以上によつて明らかなように、いづれの時効停止も、捜査官の犯罪確知が当然前提となつている。国外にいる場合だけを特別に差別する合理的理由はあるだろうか。

二、国外を差別する不合理

犯人が国外にいたとしても、勤務先などの都合により一時国外に移り住んだような場合に、国外にいたということのゆえにのみで時効制度より受けられる利益を左右されるということになれば、不合理であろう。ことに国内にいた共犯者があつて、捜査機関に発覚されることなくして無事時効期間を経過していたとすれば国外にいたことのゆえをもつて如何に不利益をうけることになるのか理解しがたいことになる。犯人が国外にいることは、確かに、捜査の遂行や犯罪を確知するためには不利なことである。しかし、それが訴追にとつてでなく捜査そのものにとつて致命傷であるとはいえないであろう。とすれば、前記のような不合理を犯してまで、国外にいる場合を差別する根拠はないというべきである。

三、時効制度の本旨との矛盾

わが国の時効制度の存在理由は次のように説明されている。
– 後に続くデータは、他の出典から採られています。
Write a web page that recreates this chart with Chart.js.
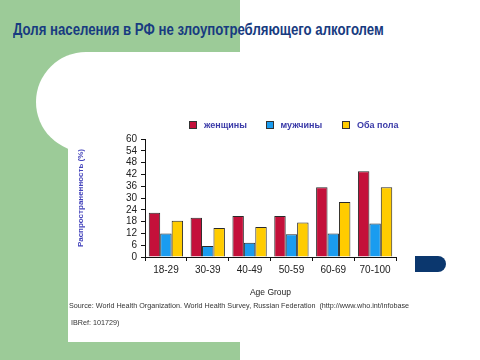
<!DOCTYPE html>
<html lang="ru">
<head>
  <meta charset="UTF-8">
  <title>Доля населения в РФ не злоупотребляющего алкоголем</title>
  <script src="https://cdn.jsdelivr.net/npm/chart.js"></script>
  <style>
    * { margin: 0; padding: 0; box-sizing: border-box; }
    body { width: 480px; height: 360px; background: #fff; position: relative; overflow: hidden; font-family: 'Liberation Sans', Arial, sans-serif; }
    .bg { position: absolute; }
    #green { left: 0; top: 0; width: 240px; height: 360px; background: #9ccb98; }
    #corner { left: 36px; top: 52px; width: 100px; height: 100px; border-radius: 50%; background: #fff; }
    #w1 { left: 86px; top: 52px; width: 154px; height: 290px; background: #fff; }
    #w2 { left: 68px; top: 102px; width: 172px; height: 240px; background: #fff; }
    #tab { left: 415px; top: 256px; width: 31px; height: 16px; background: #0b376e; border-radius: 0 8px 8px 0; }
    h1 {
      position: absolute; left: 13px; top: 21px;
      font-family: 'Liberation Sans', Arial, sans-serif;
      font-size: 16px; font-weight: bold; color: #183b80; white-space: nowrap;
      transform: scaleX(0.825); transform-origin: left center;
    }
    #legend { position: absolute; left: 189px; top: 120px; display: flex; }
    .item { width: 76.5px; display: flex; align-items: center; font-size: 9px; font-weight: bold; color: #3a3aa8; white-space: nowrap; }
    .box { width: 8px; height: 8px; border: 1px solid #333; margin-right: 7px; }
    #chart-container { position: absolute; left: 0; top: 0; width: 480px; height: 360px; }
    .src { position: absolute; font-size: 7.2px; color: #333; white-space: nowrap; }
  </style>
</head>
<body>
  <div class="bg" id="green"></div>
  <div class="bg" id="corner"></div>
  <div class="bg" id="w1"></div>
  <div class="bg" id="w2"></div>
  <div class="bg" id="tab"></div>
  <h1>Доля населения в РФ не злоупотребляющего алкоголем</h1>
  <div id="chart-container">
    <canvas id="alcChart" width="480" height="360"></canvas>
  </div>
  <div id="legend"></div>
  <div class="src" style="left:69px; top:301px;">Source: World Health Organization. World Health Survey, Russian Federation&nbsp; (http://www.who.int/infobase</div>
  <div class="src" style="left:71px; top:318px;">IBRef: 101729)</div>

  <script>
    const ageGroups = ["18-29", "30-39", "40-49", "50-59", "60-69", "70-100"];
    const women = [22.5, 20, 20.8, 20.8, 35.5, 43.6];
    const men = [12, 5.6, 7.2, 11.6, 12, 17];
    const both = [18.4, 14.8, 15.3, 17.6, 28, 35.5];
    const seriesNames = ["женщины", "мужчины", "Оба пола"];
    const seriesColors = ["#c4103a", "#1a9cf0", "#ffcc00"];

    const ctx = document.getElementById('alcChart').getContext('2d');

    const chart = new Chart(ctx, {
      type: 'bar',
      data: {
        labels: ageGroups,
        datasets: [women, men, both].map((vals, i) => ({
          label: seriesNames[i],
          data: vals,
          backgroundColor: seriesColors[i],
          borderColor: '#2a2a2a',
          borderWidth: 1,
          barPercentage: 1.0,
          categoryPercentage: 0.82
        }))
      },
      options: {
        responsive: false,
        animation: false,
        layout: { padding: { left: 70, right: 84, top: 139, bottom: 62 } },
        plugins: {
          legend: { display: false },
          tooltip: { enabled: false }
        },
        scales: {
          x: {
            afterFit: (s) => { s.height = 41; },
            grid: { display: true, offset: true, drawOnChartArea: false, color: '#111', tickLength: 4, lineWidth: 1 },
            border: { color: '#111', width: 1 },
            ticks: { color: '#222', font: { family: 'Liberation Sans', size: 10 }, padding: 3 },
            title: { display: true, text: 'Age Group', color: '#222', font: { family: 'Liberation Sans', size: 8.5 }, padding: 0 }
          },
          y: {
            min: 0,
            max: 60,
            afterFit: (s) => { s.width = 75; },
            grid: { display: true, drawOnChartArea: false, color: '#111', tickLength: 4 },
            border: { color: '#111', width: 1 },
            ticks: { stepSize: 6, autoSkip: false, color: '#222', font: { family: 'Liberation Sans', size: 10 }, padding: 4 },
            title: { display: true, text: 'Распространенность (%)', color: '#4444bb', font: { family: 'Liberation Sans', size: 8, weight: 'bold' }, padding: { top: 6, bottom: 0 } }
          }
        }
      }
    });

    // legend from the chart's own datasets
    const legend = document.getElementById('legend');
    chart.data.datasets.forEach(ds => {
      const item = document.createElement('div');
      item.className = 'item';
      const box = document.createElement('span');
      box.className = 'box';
      box.style.background = ds.backgroundColor;
      item.appendChild(box);
      item.appendChild(document.createTextNode(ds.label));
      legend.appendChild(item);
    });
  </script>
</body>
</html>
時間の経過により、犯罪の社会的影響が微弱化し、可罰性が減少すると共に双方の証拠が散逸或いは消滅するため、結局真実の発見が期し難いためであると。犯罪が発覚していない場合は、一層、犯罪の社会的影響は微弱であるし、双方の証拠も散消し易いといえるであろう。この論理に逆つてまで国外にいる場合を差別する根拠はないというべきである。

結局、何事もなく経過した事実上の状態を尊重しようというわが国の時効制度は犯人の国内、国外のどちらにいるかを問わず、犯罪が発覚していないときには時効を停止せず、時効を進行させるという考え方に立つているというべきである。この考え方に立つ限り本件時効は完成している。